El presente hace florecer las tumbas que el pasado quiere profanar. Si Puigdemont y Artur Mas no acercan sus posturas, la guerra entre independencia y negociación (“sé exigente, pero no intransigente”, dice el Evangelio de Lucas) sellará las puertas del soberanismo. Si Bendodo y Tellado, las dos almas del PP, no consiguen cerrar su herida territorial, la derecha se quedará sin modelo. Si Yolanda no inclina la testuz de Pablo Iglesias, la izquierda del PSOE irá a menos. Si Espinosa de los Monteros no hace callar a Jorge Buxadé, Vox desaparecerá, mientras su talentoso Comité de Acción Política (CAP), de composición oculta, se irá deshaciendo. Si el PSC sigue creciendo en consenso frente a ERC, el mundo republicano habrá mostrado una vez más su incapacidad para sobrevivir en el eje izquierda-derecha; son demasiados años titubeando para acabar en manos de Junqueras, un tonsurado sin sotana, acólito de la pérdida, rito pagano.

El resultado electoral es la expresión de nuestra diversidad y el que no lo entienda no superará el próximo corte. Quien utilice la pluralidad del laberinto español para segregar fracasará; quien promueva la recentralización se caerá del pedestal. La unidad en la diversidad es el teorema matemático cuya belleza ensalzó Eugeni D’Ors, únicamente por su exactitud. El novecientos está de vuelta; el modelo mancomunado de Prat de la Riba o el federalismo asimétrico de Pasqual Maragall tocan a rebato. Comprender es mejor que destruir, no porque moralmente sea mejor, que también, sino porque es la única vía.

Después de los comicios, se abandona la verdad en manos de la impostura. Los líderes no dicen lo que sienten. Feijóo no habla de su reunión con Abascal; JuntsxCat y Esquerra no se saludan por la calle; en la Moncloa nadie sabe si la consulta catalana es una carta de navegación; y, en Génova 13, anuncian contactos aparentes con el soberanismo. Todos son santurrones; no han roto ningún plato, pero nos amenazan con nuevas elecciones. Nos sacan de paseo para que demos un penoso rodeo a sus veladas intenciones. Esta vez buscan la apoteosis de lo liviano, limitándose a tirarse las estadísticas por la cabeza; no se insultan, pero lanzan bulos como lo hace Juan Bravo, el vicesecretario de Economía del PP, que niega los 21 millones de empleados en la última EPA. Bravo aporta, además, el dato luctuoso de los trabajadores a cero horas.

Sea cual sea el desenlace en la cámara legislativa, la ministra Calviño es intocable, porque sus logros, bendecidos por el FMI, la coronan con sigilo mientras el BCE le da la razón, cuando dice que los mayores márgenes de beneficio de las empresas son una razón esencial para entender la persistente inflación.
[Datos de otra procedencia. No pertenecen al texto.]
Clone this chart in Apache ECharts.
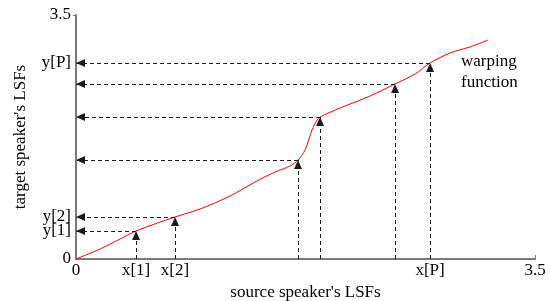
<!DOCTYPE html>
<html>
<head>
<meta charset="utf-8">
<script src="https://cdn.jsdelivr.net/npm/echarts@6/dist/echarts.min.js"></script>
<style>
  html, body { margin: 0; padding: 0; background: #fff; }
  #warpChart { width: 550px; height: 301px; }
</style>
</head>
<body>
<div id="warpChart"></div>
<script>
// warping function curve (source LSF -> target LSF)
var curveX = [0, 0.183, 0.336, 0.458, 0.755, 0.946, 1.175, 1.365, 1.518, 1.632, 1.693, 1.747, 1.800, 1.838, 1.861, 2.014, 2.243, 2.433, 2.586, 2.700, 2.853, 3.005, 3.143];
var curveY = [0, 0.143, 0.287, 0.402, 0.603, 0.717, 0.904, 1.105, 1.248, 1.334, 1.420, 1.564, 1.851, 1.994, 2.037, 2.166, 2.339, 2.511, 2.654, 2.812, 2.956, 3.042, 3.142];

// points that get the dashed arrows
var pointX = [0.458, 0.755, 1.693, 1.861, 2.433, 2.700];
var pointY = [0.402, 0.603, 1.420, 2.037, 2.511, 2.812];

// tick labels
var xTickValues = [0, 0.458, 0.755, 2.700, 3.5];
var xTickLabels = ['0', 'x[1]', 'x[2]', 'x[P]', '3.5'];
var yTickValues = [0, 0.402, 0.603, 2.812, 3.5];
var yTickLabels = ['0', 'y[1]', 'y[2]', 'y[P]', '3.5'];

var serif = '"Liberation Serif", "DejaVu Serif", serif';

function labelFor(values, labels) {
    return function (v) {
        for (var i = 0; i < values.length; i++) {
            if (Math.abs(values[i] - v) < 1e-6) return labels[i];
        }
        return '';
    };
}

var chart = echarts.init(document.getElementById('warpChart'));

// vertical arrow up to the curve, then horizontal arrow back to the y axis
var arrowLines = [];
for (var i = 0; i < pointX.length; i++) {
    arrowLines.push([{ coord: [pointX[i], 0] }, { coord: [pointX[i], pointY[i]] }]);
    arrowLines.push([{ coord: [pointX[i], pointY[i]] }, { coord: [0, pointY[i]] }]);
}

var axisLine = { lineStyle: { color: '#7a7a7a', width: 2 } };

var option = {
    animation: false,
    grid: { left: 76, right: 15, top: 15, bottom: 42, outerBoundsMode: 'none', containLabel: false },
    xAxis: {
        type: 'value',
        min: 0,
        max: 3.5,
        name: "source speaker's LSFs",
        nameLocation: 'middle',
        nameGap: 21,
        nameTextStyle: { fontFamily: serif, fontSize: 17, color: '#000' },
        axisLine: axisLine,
        splitLine: { show: false },
        axisTick: { show: true, inside: true, length: 4, customValues: [3.5], lineStyle: { color: '#7a7a7a' } },
        axisLabel: {
            customValues: xTickValues,
            formatter: labelFor(xTickValues, xTickLabels),
            fontFamily: serif, fontSize: 17, color: '#000', margin: 3
        }
    },
    yAxis: {
        type: 'value',
        min: 0,
        max: 3.5,
        name: "target speaker's LSFs",
        nameLocation: 'middle',
        nameGap: 47,
        nameTextStyle: { fontFamily: serif, fontSize: 17, color: '#000' },
        axisLine: axisLine,
        splitLine: { show: false },
        axisTick: { show: true, length: 3, customValues: [3.5], lineStyle: { color: '#7a7a7a' } },
        axisLabel: {
            customValues: yTickValues,
            formatter: labelFor(yTickValues, yTickLabels),
            fontFamily: serif, fontSize: 17, color: '#000', margin: 5
        }
    },
    graphic: [{
        type: 'text',
        left: 461,
        top: 51,
        style: { text: 'warping\nfunction', font: '17px ' + serif, fill: '#000', lineHeight: 21 }
    }],
    series: [{
        type: 'line',
        data: curveX.map(function (x, k) { return [x, curveY[k]]; }),
        showSymbol: false,
        smooth: 0.3,
        lineStyle: { color: '#ff0000', width: 1 },
        markLine: {
            silent: true,
            symbol: ['none', 'triangle'],
            symbolSize: [8, 9],
            symbolOffset: [0, [0, 4.5]],
            label: { show: false },
            lineStyle: { color: '#1a1a1a', type: [4, 3], width: 1 },
            itemStyle: { color: '#000' },
            emphasis: { disabled: true },
            data: arrowLines
        }
    }]
};

chart.setOption(option);
</script>
</body>
</html>
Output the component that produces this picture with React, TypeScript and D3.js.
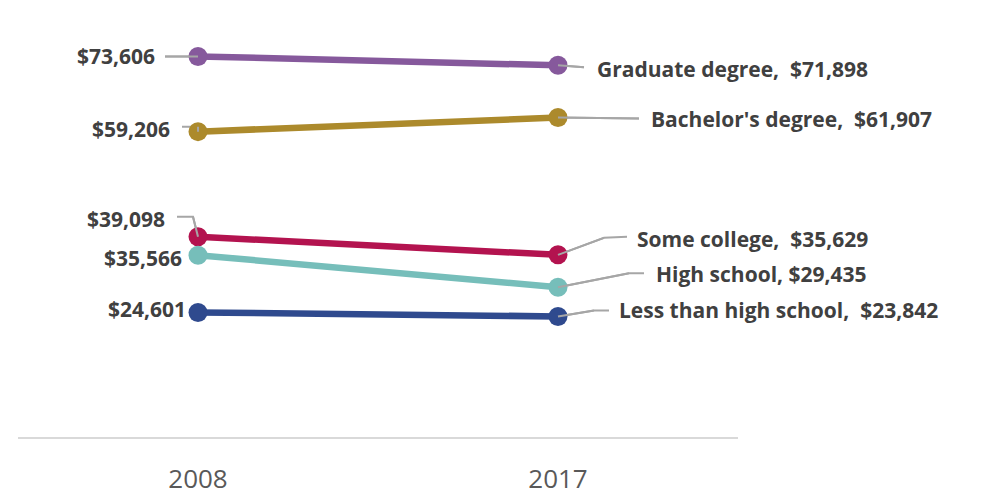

El alza excesiva de los salarios es un espejismo de los que se parten el pecho por mantener las desigualdades que les benefician y ofrendan ante el altar de Génova 13. Son un diagrama, cuya paleta de colores quiere ser decorativa sin salirse del “España, camisa blanca”, pero acaban flanqueando al rojo sangre de Ayuso, el enemigo en casa.

La pérdida del poder adquisitivo de los empleados en toda la UE es un dato de Eurostat. El salario mínimo en España es el cemento real de la eficiencia que presenta el mapa macroeconómico de la Torre Cuzco, sede del Ministerio de Economía, en Madrid. Pero estas conclusiones no han llegado a Cataluña. Aquí reina el espíritu de la Pequeña Academia, la que combate a una imagen irreal de Cisneros. Nosotros tenemos a nuestros favoritos incompetentes y radicales; se llaman Torra, Puigdemont, Borràs; juegan a ser el origen de muchas penas. Su público se contenta con una historia elocuente.